#### Data block
— Start —
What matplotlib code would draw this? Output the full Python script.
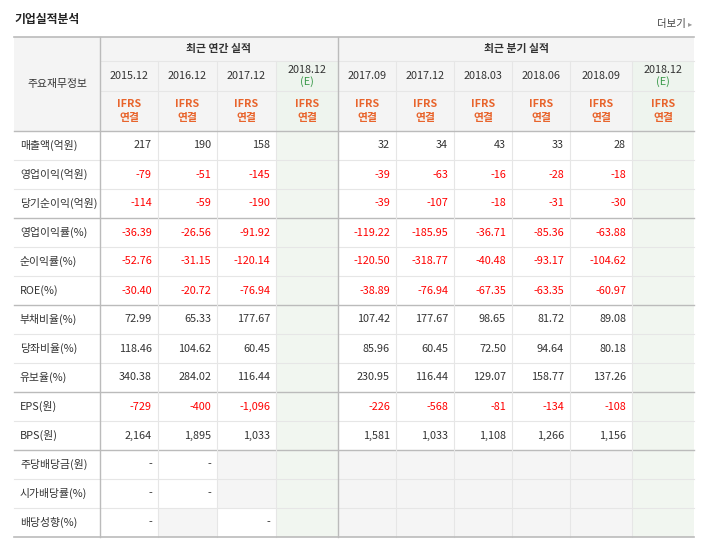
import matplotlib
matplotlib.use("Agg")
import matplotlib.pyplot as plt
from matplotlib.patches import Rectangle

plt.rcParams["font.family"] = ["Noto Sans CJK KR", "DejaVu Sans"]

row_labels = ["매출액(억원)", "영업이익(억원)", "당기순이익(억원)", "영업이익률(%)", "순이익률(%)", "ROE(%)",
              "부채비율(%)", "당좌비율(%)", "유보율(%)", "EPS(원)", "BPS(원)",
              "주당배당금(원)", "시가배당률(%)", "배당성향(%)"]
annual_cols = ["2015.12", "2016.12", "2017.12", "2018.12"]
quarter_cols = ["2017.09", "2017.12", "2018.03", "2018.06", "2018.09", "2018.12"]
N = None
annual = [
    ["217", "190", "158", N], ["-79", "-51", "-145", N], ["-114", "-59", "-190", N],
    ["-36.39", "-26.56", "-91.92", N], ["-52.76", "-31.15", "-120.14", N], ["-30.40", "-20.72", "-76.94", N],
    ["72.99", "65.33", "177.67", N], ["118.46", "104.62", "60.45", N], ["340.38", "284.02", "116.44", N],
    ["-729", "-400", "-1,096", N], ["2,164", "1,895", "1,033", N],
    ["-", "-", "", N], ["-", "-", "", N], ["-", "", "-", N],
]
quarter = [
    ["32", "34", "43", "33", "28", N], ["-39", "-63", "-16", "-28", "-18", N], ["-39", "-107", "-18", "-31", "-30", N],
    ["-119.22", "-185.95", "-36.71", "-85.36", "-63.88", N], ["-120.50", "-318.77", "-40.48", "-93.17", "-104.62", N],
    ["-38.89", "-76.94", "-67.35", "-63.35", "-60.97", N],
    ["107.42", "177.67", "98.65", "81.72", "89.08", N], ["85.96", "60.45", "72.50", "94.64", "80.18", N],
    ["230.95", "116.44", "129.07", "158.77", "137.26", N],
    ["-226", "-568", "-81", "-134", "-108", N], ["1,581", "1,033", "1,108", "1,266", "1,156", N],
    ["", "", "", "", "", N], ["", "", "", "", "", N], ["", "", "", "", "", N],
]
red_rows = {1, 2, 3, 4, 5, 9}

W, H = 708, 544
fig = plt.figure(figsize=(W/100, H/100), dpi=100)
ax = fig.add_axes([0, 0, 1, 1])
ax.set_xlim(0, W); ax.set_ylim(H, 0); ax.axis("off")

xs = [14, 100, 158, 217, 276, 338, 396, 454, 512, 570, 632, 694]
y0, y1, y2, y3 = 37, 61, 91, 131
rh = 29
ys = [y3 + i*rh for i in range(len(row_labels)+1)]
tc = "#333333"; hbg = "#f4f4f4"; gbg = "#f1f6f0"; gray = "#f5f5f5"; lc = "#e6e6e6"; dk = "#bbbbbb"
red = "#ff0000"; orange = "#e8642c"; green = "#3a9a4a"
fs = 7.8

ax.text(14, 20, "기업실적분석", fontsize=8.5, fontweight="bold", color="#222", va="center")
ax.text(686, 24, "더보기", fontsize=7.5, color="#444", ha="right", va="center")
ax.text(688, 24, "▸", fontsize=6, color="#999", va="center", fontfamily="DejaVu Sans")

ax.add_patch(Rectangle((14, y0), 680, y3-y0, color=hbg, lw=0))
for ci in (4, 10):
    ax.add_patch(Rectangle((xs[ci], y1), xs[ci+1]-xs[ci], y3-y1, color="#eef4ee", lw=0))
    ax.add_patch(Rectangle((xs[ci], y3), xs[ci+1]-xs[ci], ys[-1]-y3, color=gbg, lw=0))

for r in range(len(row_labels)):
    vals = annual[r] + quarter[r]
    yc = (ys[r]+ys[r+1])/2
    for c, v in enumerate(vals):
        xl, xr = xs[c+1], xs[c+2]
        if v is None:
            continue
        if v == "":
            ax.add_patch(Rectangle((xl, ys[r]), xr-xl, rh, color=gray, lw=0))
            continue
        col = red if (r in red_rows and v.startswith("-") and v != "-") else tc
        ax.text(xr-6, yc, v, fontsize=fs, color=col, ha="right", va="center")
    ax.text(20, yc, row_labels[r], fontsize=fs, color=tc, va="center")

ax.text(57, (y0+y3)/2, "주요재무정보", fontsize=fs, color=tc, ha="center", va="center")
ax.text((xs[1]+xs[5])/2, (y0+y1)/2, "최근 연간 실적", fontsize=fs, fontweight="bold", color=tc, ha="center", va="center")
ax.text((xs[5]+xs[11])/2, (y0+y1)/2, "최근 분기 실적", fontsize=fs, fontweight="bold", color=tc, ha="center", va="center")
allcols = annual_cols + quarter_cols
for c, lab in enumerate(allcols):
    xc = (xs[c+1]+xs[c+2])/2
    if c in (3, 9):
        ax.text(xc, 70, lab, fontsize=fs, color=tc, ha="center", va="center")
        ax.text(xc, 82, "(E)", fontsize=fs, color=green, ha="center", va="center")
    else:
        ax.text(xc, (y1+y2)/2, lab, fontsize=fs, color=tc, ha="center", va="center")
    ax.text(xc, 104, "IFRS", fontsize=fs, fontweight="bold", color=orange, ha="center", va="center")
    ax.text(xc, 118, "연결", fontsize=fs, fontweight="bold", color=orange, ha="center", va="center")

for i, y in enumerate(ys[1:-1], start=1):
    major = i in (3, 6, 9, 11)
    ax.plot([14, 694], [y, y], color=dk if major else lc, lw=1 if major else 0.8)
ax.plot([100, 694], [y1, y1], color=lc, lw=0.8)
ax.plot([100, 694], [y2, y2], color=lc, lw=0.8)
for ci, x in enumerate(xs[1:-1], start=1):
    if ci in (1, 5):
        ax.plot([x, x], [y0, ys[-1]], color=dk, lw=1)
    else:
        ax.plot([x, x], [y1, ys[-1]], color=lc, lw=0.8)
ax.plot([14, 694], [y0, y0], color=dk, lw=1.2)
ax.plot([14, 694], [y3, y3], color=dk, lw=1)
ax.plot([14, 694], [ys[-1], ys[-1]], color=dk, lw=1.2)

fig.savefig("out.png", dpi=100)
— End —
Write out each line of the data exactly; the images should be left out.

#### Expected output
What matplotlib code would draw this? Output the full Python script.
import matplotlib
matplotlib.use("Agg")
import matplotlib.pyplot as plt
from matplotlib.patches import Rectangle

plt.rcParams["font.family"] = ["Noto Sans CJK KR", "DejaVu Sans"]

row_labels = ["매출액(억원)", "영업이익(억원)", "당기순이익(억원)", "영업이익률(%)", "순이익률(%)", "ROE(%)",
              "부채비율(%)", "당좌비율(%)", "유보율(%)", "EPS(원)", "BPS(원)",
              "주당배당금(원)", "시가배당률(%)", "배당성향(%)"]
annual_cols = ["2015.12", "2016.12", "2017.12", "2018.12"]
quarter_cols = ["2017.09", "2017.12", "2018.03", "2018.06", "2018.09", "2018.12"]
N = None
annual = [
    ["217", "190", "158", N], ["-79", "-51", "-145", N], ["-114", "-59", "-190", N],
    ["-36.39", "-26.56", "-91.92", N], ["-52.76", "-31.15", "-120.14", N], ["-30.40", "-20.72", "-76.94", N],
    ["72.99", "65.33", "177.67", N], ["118.46", "104.62", "60.45", N], ["340.38", "284.02", "116.44", N],
    ["-729", "-400", "-1,096", N], ["2,164", "1,895", "1,033", N],
    ["-", "-", "", N], ["-", "-", "", N], ["-", "", "-", N],
]
quarter = [
    ["32", "34", "43", "33", "28", N], ["-39", "-63", "-16", "-28", "-18", N], ["-39", "-107", "-18", "-31", "-30", N],
    ["-119.22", "-185.95", "-36.71", "-85.36", "-63.88", N], ["-120.50", "-318.77", "-40.48", "-93.17", "-104.62", N],
    ["-38.89", "-76.94", "-67.35", "-63.35", "-60.97", N],
    ["107.42", "177.67", "98.65", "81.72", "89.08", N], ["85.96", "60.45", "72.50", "94.64", "80.18", N],
    ["230.95", "116.44", "129.07", "158.77", "137.26", N],
    ["-226", "-568", "-81", "-134", "-108", N], ["1,581", "1,033", "1,108", "1,266", "1,156", N],
    ["", "", "", "", "", N], ["", "", "", "", "", N], ["", "", "", "", "", N],
]
red_rows = {1, 2, 3, 4, 5, 9}

W, H = 708, 544
fig = plt.figure(figsize=(W/100, H/100), dpi=100)
ax = fig.add_axes([0, 0, 1, 1])
ax.set_xlim(0, W); ax.set_ylim(H, 0); ax.axis("off")

xs = [14, 100, 158, 217, 276, 338, 396, 454, 512, 570, 632, 694]
y0, y1, y2, y3 = 37, 61, 91, 131
rh = 29
ys = [y3 + i*rh for i in range(len(row_labels)+1)]
tc = "#333333"; hbg = "#f4f4f4"; gbg = "#f1f6f0"; gray = "#f5f5f5"; lc = "#e6e6e6"; dk = "#bbbbbb"
red = "#ff0000"; orange = "#e8642c"; green = "#3a9a4a"
fs = 7.8

ax.text(14, 20, "기업실적분석", fontsize=8.5, fontweight="bold", color="#222", va="center")
ax.text(686, 24, "더보기", fontsize=7.5, color="#444", ha="right", va="center")
ax.text(688, 24, "▸", fontsize=6, color="#999", va="center", fontfamily="DejaVu Sans")

ax.add_patch(Rectangle((14, y0), 680, y3-y0, color=hbg, lw=0))
for ci in (4, 10):
    ax.add_patch(Rectangle((xs[ci], y1), xs[ci+1]-xs[ci], y3-y1, color="#eef4ee", lw=0))
    ax.add_patch(Rectangle((xs[ci], y3), xs[ci+1]-xs[ci], ys[-1]-y3, color=gbg, lw=0))

for r in range(len(row_labels)):
    vals = annual[r] + quarter[r]
    yc = (ys[r]+ys[r+1])/2
    for c, v in enumerate(vals):
        xl, xr = xs[c+1], xs[c+2]
        if v is None:
            continue
        if v == "":
            ax.add_patch(Rectangle((xl, ys[r]), xr-xl, rh, color=gray, lw=0))
            continue
        col = red if (r in red_rows and v.startswith("-") and v != "-") else tc
        ax.text(xr-6, yc, v, fontsize=fs, color=col, ha="right", va="center")
    ax.text(20, yc, row_labels[r], fontsize=fs, color=tc, va="center")

ax.text(57, (y0+y3)/2, "주요재무정보", fontsize=fs, color=tc, ha="center", va="center")
ax.text((xs[1]+xs[5])/2, (y0+y1)/2, "최근 연간 실적", fontsize=fs, fontweight="bold", color=tc, ha="center", va="center")
ax.text((xs[5]+xs[11])/2, (y0+y1)/2, "최근 분기 실적", fontsize=fs, fontweight="bold", color=tc, ha="center", va="center")
allcols = annual_cols + quarter_cols
for c, lab in enumerate(allcols):
    xc = (xs[c+1]+xs[c+2])/2
    if c in (3, 9):
        ax.text(xc, 70, lab, fontsize=fs, color=tc, ha="center", va="center")
        ax.text(xc, 82, "(E)", fontsize=fs, color=green, ha="center", va="center")
    else:
        ax.text(xc, (y1+y2)/2, lab, fontsize=fs, color=tc, ha="center", va="center")
    ax.text(xc, 104, "IFRS", fontsize=fs, fontweight="bold", color=orange, ha="center", va="center")
    ax.text(xc, 118, "연결", fontsize=fs, fontweight="bold", color=orange, ha="center", va="center")

for i, y in enumerate(ys[1:-1], start=1):
    major = i in (3, 6, 9, 11)
    ax.plot([14, 694], [y, y], color=dk if major else lc, lw=1 if major else 0.8)
ax.plot([100, 694], [y1, y1], color=lc, lw=0.8)
ax.plot([100, 694], [y2, y2], color=lc, lw=0.8)
for ci, x in enumerate(xs[1:-1], start=1):
    if ci in (1, 5):
        ax.plot([x, x], [y0, ys[-1]], color=dk, lw=1)
    else:
        ax.plot([x, x], [y1, ys[-1]], color=lc, lw=0.8)
ax.plot([14, 694], [y0, y0], color=dk, lw=1.2)
ax.plot([14, 694], [y3, y3], color=dk, lw=1)
ax.plot([14, 694], [ys[-1], ys[-1]], color=dk, lw=1.2)

fig.savefig("out.png", dpi=100)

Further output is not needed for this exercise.